# Task statement
Return the material exactly, first line through the line containing "anchor=base] (comp) at", and nothing more. Pictures stay out.

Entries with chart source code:
⁂

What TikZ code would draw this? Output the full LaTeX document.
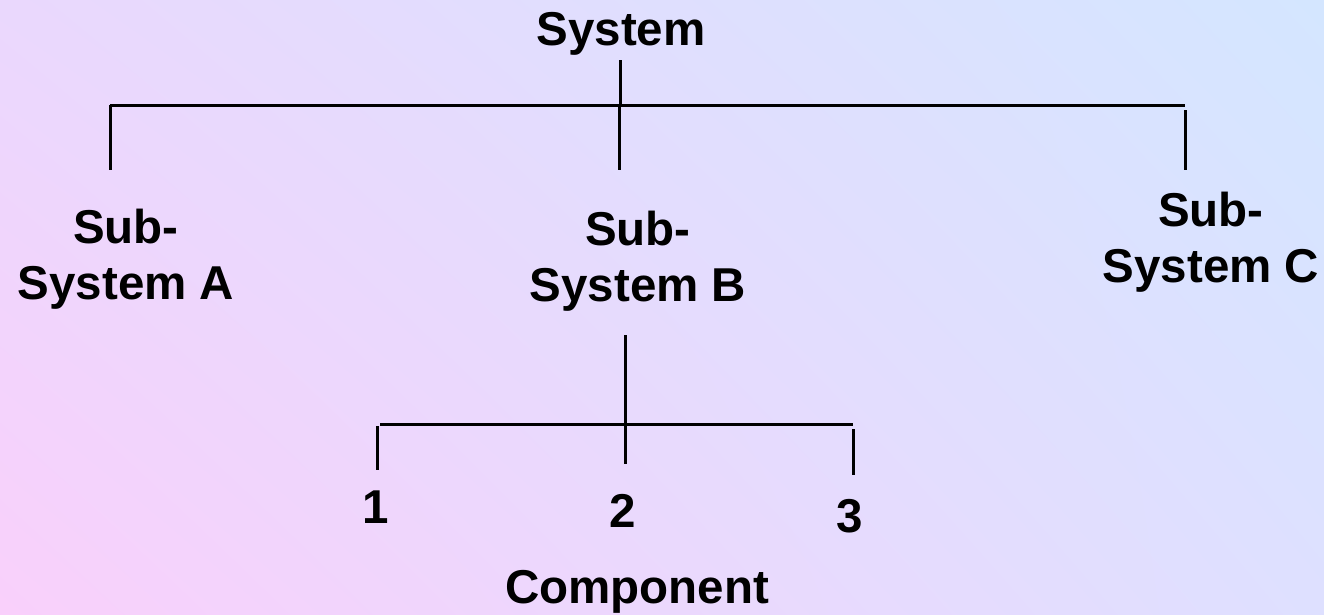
\documentclass[tikz,border=0pt]{standalone}
\usepackage{fontspec}
\setmainfont{Liberation Sans}
\usetikzlibrary{shadings}
\definecolor{bgUL}{RGB}{234,216,253}
\definecolor{bgUR}{RGB}{212,230,255}
\definecolor{bgLL}{RGB}{249,208,251}
\definecolor{bgLR}{RGB}{222,224,255}
\begin{document}
\begin{tikzpicture}[x=1pt,y=-1pt,
    label/.style={font=\fontsize{47.5}{56}\selectfont\bfseries, align=center, inner sep=0pt, text=black},
    link/.style={line width=3pt, black}]
  % soft diagonal background
  \shade[upper left=bgUL, upper right=bgUR, lower left=bgLL, lower right=bgLR]
    (0,0) rectangle (1324,614);
  \useasboundingbox (0,0) rectangle (1324,614);

  % labels
  \node[label, anchor=base] (sys) at (621,45) {System};
  \node[label, anchor=north] (subA) at (126,209) {Sub-\\System A};
  \node[label, anchor=north] (subB) at (638,211) {Sub-\\System B};
  \node[label, anchor=north] (subC) at (1211,192) {Sub-\\System C};
  \node[label, anchor=base] (c1) at (376,523) {1};
  \node[label, anchor=base] (c2) at (623,527) {2};
  \node[label, anchor=base] (c3) at (850,532) {3};
  \node[label, anchor=base] (comp) at (637,603) {Component};

  % upper branch points
  \coordinate (sysTop) at (620,60);
  \coordinate (barMid) at (620,105);
  \coordinate (barL) at (110,105);
  \coordinate (barR) at (1185,105);
  \coordinate (dropA) at (110,170);
  \coordinate (dropBtop) at (619,105);
  \coordinate (dropB) at (619,170);
  \coordinate (dropCtop) at (1185,110);
  \coordinate (dropC) at (1185,170);

  \draw[link] (sysTop) -- (barMid);
  \draw[link] (barL) -- (barR);
  \draw[link] (barL) -- (dropA);
  \draw[link] (dropBtop) -- (dropB);
  \draw[link] (dropCtop) -- (dropC);

  % lower branch points
  \coordinate (bTop) at (625,335);
  \coordinate (bBar) at (625,424);
  \coordinate (lbarL) at (380,424);
  \coordinate (lbarR) at (853,424);
  \coordinate (d1top) at (377,426);
  \coordinate (d1) at (377,470);
  \coordinate (d2) at (625,464);
  \coordinate (d3top) at (853,429);
  \coordinate (d3) at (853,475);

  \draw[link] (bTop) -- (bBar);
  \draw[link] (lbarL) -- (lbarR);
  \draw[link] (bBar) -- (d2);
  \draw[link] (d1top) -- (d1);
  \draw[link] (d3top) -- (d3);
\end{tikzpicture}
\end{document}
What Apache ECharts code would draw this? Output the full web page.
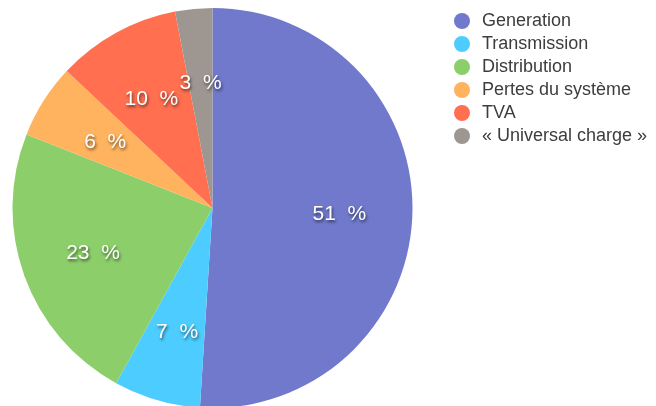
<!DOCTYPE html>
<html><head><meta charset="utf-8">
<script src="https://cdn.jsdelivr.net/npm/echarts@6/dist/echarts.min.js"></script>
<style>html,body{margin:0;padding:0;background:#fff}#c{width:656px;height:406px}</style>
</head><body><div id="c"></div>
<script>
const categories = ["Generation","Transmission","Distribution","Pertes du système","TVA","« Universal charge »"];
const values = [51, 7, 23, 6, 10, 3];
const colors = ["#7079CB","#4DCDFF","#8CCF6A","#FFB35E","#FF6F50","#9E9690"];

const data = categories.map((n,i)=>({name:n, value:values[i]}));
const chart = echarts.init(document.getElementById('c'), null, {renderer:'canvas'});
const R = 200;
chart.setOption({
  animation:false,
  color: colors,
  legend:{
    orient:'vertical', left:449, top:7, icon:'circle',
    itemWidth:16, itemHeight:16, itemGap:5,
    textStyle:{fontFamily:'Liberation Sans, Arial, sans-serif', fontSize:18, color:'#3d3d3d',
      padding:[0,0,0,7]},
    data: categories
  },
  series:[
    {
      type:'pie', center:[212.5,208], radius:[0,R], startAngle:90, clockwise:true,
      label:{show:false}, labelLine:{show:false}, emphasis:{disabled:true},
      itemStyle:{borderWidth:0},
      data:data
    },
    {
      type:'pie', center:[212.5,208], radius:[R*0.24,R], startAngle:90, clockwise:true,
      silent:true, emphasis:{disabled:true},
      itemStyle:{color:'transparent', borderWidth:0},
      label:{show:true, position:'inside', formatter:'{c}\u00a0\u00a0%', color:'#fff',
        fontFamily:'Liberation Sans, Arial, sans-serif', fontSize:21,
        textShadowColor:'rgba(0,0,0,0.6)', textShadowBlur:3, textShadowOffsetX:1, textShadowOffsetY:2},
      labelLayout:{dy:2},
      labelLine:{show:false},
      data:data
    }
  ]
});
</script></body></html>
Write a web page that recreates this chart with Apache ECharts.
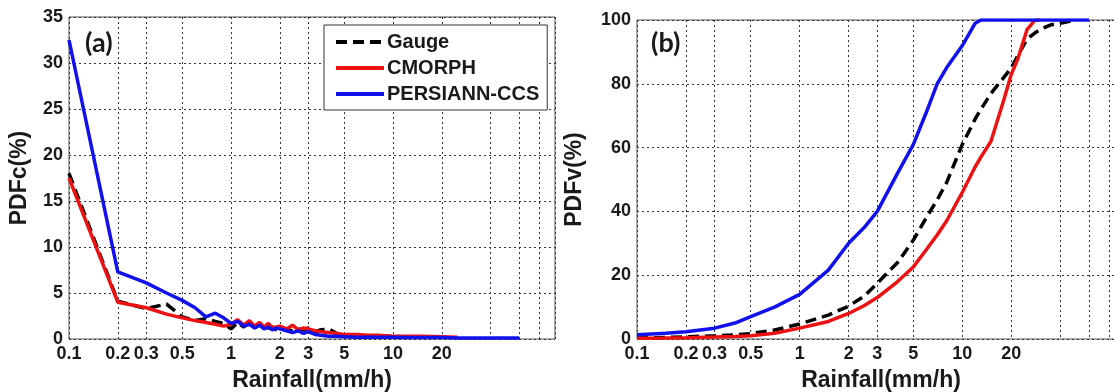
<!DOCTYPE html>
<html>
<head>
<meta charset="utf-8">
<script src="https://cdn.jsdelivr.net/npm/echarts@6/dist/echarts.min.js"></script>
<style>
  html, body { margin: 0; padding: 0; background: #fff; }
  #main { width: 1114px; height: 392px; }
</style>
</head>
<body>
<div id="main"></div>
<script>
// ---- data ----
// (a) PDFc by occurrence
const rainA = [0.1, 0.2, 0.3, 0.4, 0.5, 0.6, 0.7, 0.8, 0.9, 1.0, 1.1, 1.2, 1.3, 1.4, 1.5, 1.6, 1.7, 1.8, 1.9, 2.0,
  2.2, 2.4, 2.6, 2.8, 3.0, 3.3, 3.6, 4.0, 4.5, 5, 6, 7, 8, 10, 12, 15, 20, 25, 30, 40, 50, 60];
const gaugeA = [18, 4.1, 3.3, 3.8, 2.4, 2.0, 2.2, 1.9, 1.7, 1.1, 1.8, 1.3, 1.9, 1.2, 1.6, 1.4, 1.2, 1.3, 1.0, 1.2,
  1.0, 0.9, 1.1, 1.0, 1.2, 0.8, 1.0, 1.1, 0.6, 0.4, 0.4, 0.3, 0.3, 0.3, 0.2, 0.2, 0.2, null, null, null, null, null];
const cmorphA = [17.5, 4.0, 3.4, 2.7, 2.3, 2.0, 1.8, 1.6, 1.4, 1.6, 2.1, 1.5, 2.0, 1.4, 1.8, 1.3, 1.7, 1.2, 1.3, 1.4,
  1.1, 1.5, 1.0, 1.2, 1.1, 0.9, 0.8, 0.7, 0.6, 0.5, 0.5, 0.4, 0.4, 0.3, 0.3, 0.3, 0.25, 0.2, null, null, null, null];
const persiannA = [32.5, 7.3, 6.1, 5.0, 4.2, 3.4, 2.4, 2.8, 2.3, 1.7, 1.9, 1.4, 1.6, 1.2, 1.5, 1.1, 1.3, 1.0, 1.2, 1.1,
  0.9, 0.7, 0.9, 0.6, 0.8, 0.5, 0.4, 0.3, 0.3, 0.25, 0.2, 0.2, 0.2, 0.2, 0.15, 0.15, 0.15, 0.1, 0.1, 0.1, 0.1, 0.1];

// (b) PDFv by volume (cumulative)
const rainB = [0.1, 0.15, 0.2, 0.3, 0.4, 0.5, 0.7, 1, 1.5, 2, 2.5, 3, 4, 5, 6, 7, 8, 10, 12, 13, 15, 18, 20, 22, 25, 28,
  30, 35, 40, 50, 60];
const gaugeB = [0.3, 0.5, 0.7, 1.0, 1.3, 1.7, 2.8, 4.7, 7.5, 10.3, 13.5, 17.5, 24, 31, 38, 43.6, 49, 61, 69, 72, 77, 82,
  85, 89, 94, 96, 97, 98.5, 99, 100, null];
const cmorphB = [0.2, 0.3, 0.4, 0.6, 0.8, 1.0, 1.8, 3.4, 5.5, 8, 10.5, 13, 18, 22.6, 28, 32.6, 37, 46, 54, 57, 62, 75,
  83, 88, 97, 100, 100, null, null, null, null];
const persiannB = [1.3, 1.8, 2.3, 3.4, 5, 7, 10, 14, 21.6, 30, 35, 40, 52, 61, 71, 80, 85, 92, 99, 100, 100, 100,
  100, 100, 100, 100, 100, 100, 100, 100, 100];

const xTicks = [0.1, 0.2, 0.3, 0.5, 1, 2, 3, 5, 10, 20, 40, 60, 80, 100];
const xLabels = [0.1, 0.2, 0.3, 0.5, 1, 2, 3, 5, 10, 20];

const pairs = (xs, ys) => xs.map((x, i) => [x, ys[i]]).filter(p => p[1] != null);

const FONT = 'Liberation Sans, Arial, sans-serif';
const gridLine = { show: true, lineStyle: { type: [2, 3], color: '#333', width: 1 } };

function xAxisFor(idx) {
  return {
    type: 'log', logBase: 10, gridIndex: idx, min: 0.1, max: 100,
    name: 'Rainfall(mm/h)', nameLocation: 'middle', nameGap: 30,
    nameTextStyle: { fontFamily: FONT, fontWeight: 'bold', fontSize: 23, color: '#1a1a1a' },
    axisLine: { show: false },
    axisTick: { show: false, customValues: xTicks },
    axisLabel: {
      customValues: xLabels, margin: 6, fontFamily: FONT, fontWeight: 'bold', fontSize: 18, color: '#1a1a1a',
      formatter: v => String(+(+v).toPrecision(3))
    },
    splitLine: gridLine,
    minorSplitLine: { show: false }
  };
}

function yAxisFor(idx, max, interval, name, gap) {
  return {
    type: 'value', gridIndex: idx, min: 0, max: max, interval: interval,
    name: name, nameLocation: 'middle', nameGap: gap,
    nameTextStyle: { fontFamily: FONT, fontWeight: 'bold', fontSize: 23, color: '#1a1a1a' },
    axisLine: { show: false },
    axisTick: { show: false },
    axisLabel: { margin: 6, fontFamily: FONT, fontWeight: 'bold', fontSize: 18, color: '#1a1a1a' },
    splitLine: gridLine
  };
}

function lineSeries(name, data, idx, color, dashed) {
  return {
    name: name, type: 'line', xAxisIndex: idx, yAxisIndex: idx, data: data,
    showSymbol: false, symbol: 'none', smooth: false, animation: false,
    lineStyle: { color: color, width: 3.5, type: dashed ? [11, 6] : 'solid' },
    itemStyle: { color: color }
  };
}

const chart = echarts.init(document.getElementById('main'), null, { renderer: 'canvas' });
chart.setOption({
  backgroundColor: '#fff',
  animation: false,
  grid: [
    { left: 69, right: 559, top: 17, bottom: 53, outerBoundsMode: 'none', containLabel: false,
      show: true, borderColor: '#555', borderWidth: 1 },
    { left: 637, right: -11, top: 20, bottom: 53, outerBoundsMode: 'none', containLabel: false,
      show: true, borderColor: '#555', borderWidth: 1 }
  ],
  legend: {
    left: 324, top: 25, orient: 'vertical',
    data: ['Gauge', 'CMORPH', 'PERSIANN-CCS'],
    itemWidth: 48, itemHeight: 14, itemGap: 6,
    padding: [7, 8, 6, 10],
    borderColor: '#333', borderWidth: 1, backgroundColor: '#fff',
    itemStyle: { opacity: 0 },
    lineStyle: { width: 4 },
    textStyle: { fontFamily: FONT, fontWeight: 'bold', fontSize: 20, color: '#1a1a1a', padding: [0, 0, 0, -2] }
  },
  xAxis: [xAxisFor(0), xAxisFor(1)],
  yAxis: [yAxisFor(0, 35, 5, 'PDFc(%)', 38), yAxisFor(1, 100, 20, 'PDFv(%)', 51)],
  graphic: [
    { type: 'text', left: 85, top: 30, style: { text: '(a)', fontFamily: 'Lato, sans-serif', fontWeight: 'bold', fontSize: 27, fill: '#1a1a1a' } },
    { type: 'text', left: 651, top: 30, style: { text: '(b)', fontFamily: 'Lato, sans-serif', fontWeight: 'bold', fontSize: 27, fill: '#1a1a1a' } }
  ],
  series: [
    lineSeries('Gauge', pairs(rainA, gaugeA), 0, '#000', true),
    lineSeries('CMORPH', pairs(rainA, cmorphA), 0, '#ee1111', false),
    lineSeries('PERSIANN-CCS', pairs(rainA, persiannA), 0, '#1111ee', false),
    lineSeries('Gauge', pairs(rainB, gaugeB), 1, '#000', true),
    lineSeries('CMORPH', pairs(rainB, cmorphB), 1, '#ee1111', false),
    lineSeries('PERSIANN-CCS', pairs(rainB, persiannB), 1, '#1111ee', false)
  ]
});
</script>
</body>
</html>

⁂

# Complete output
What TikZ code would draw this? Output the full LaTeX document.
\documentclass[tikz,border=0pt]{standalone}
\usepackage{fontspec}
\setmainfont{Liberation Sans}
\usetikzlibrary{shadings}
\definecolor{bgUL}{RGB}{234,216,253}
\definecolor{bgUR}{RGB}{212,230,255}
\definecolor{bgLL}{RGB}{249,208,251}
\definecolor{bgLR}{RGB}{222,224,255}
\begin{document}
\begin{tikzpicture}[x=1pt,y=-1pt,
    label/.style={font=\fontsize{47.5}{56}\selectfont\bfseries, align=center, inner sep=0pt, text=black},
    link/.style={line width=3pt, black}]
  % soft diagonal background
  \shade[upper left=bgUL, upper right=bgUR, lower left=bgLL, lower right=bgLR]
    (0,0) rectangle (1324,614);
  \useasboundingbox (0,0) rectangle (1324,614);

  % labels
  \node[label, anchor=base] (sys) at (621,45) {System};
  \node[label, anchor=north] (subA) at (126,209) {Sub-\\System A};
  \node[label, anchor=north] (subB) at (638,211) {Sub-\\System B};
  \node[label, anchor=north] (subC) at (1211,192) {Sub-\\System C};
  \node[label, anchor=base] (c1) at (376,523) {1};
  \node[label, anchor=base] (c2) at (623,527) {2};
  \node[label, anchor=base] (c3) at (850,532) {3};
  \node[label, anchor=base] (comp) at (637,603) {Component};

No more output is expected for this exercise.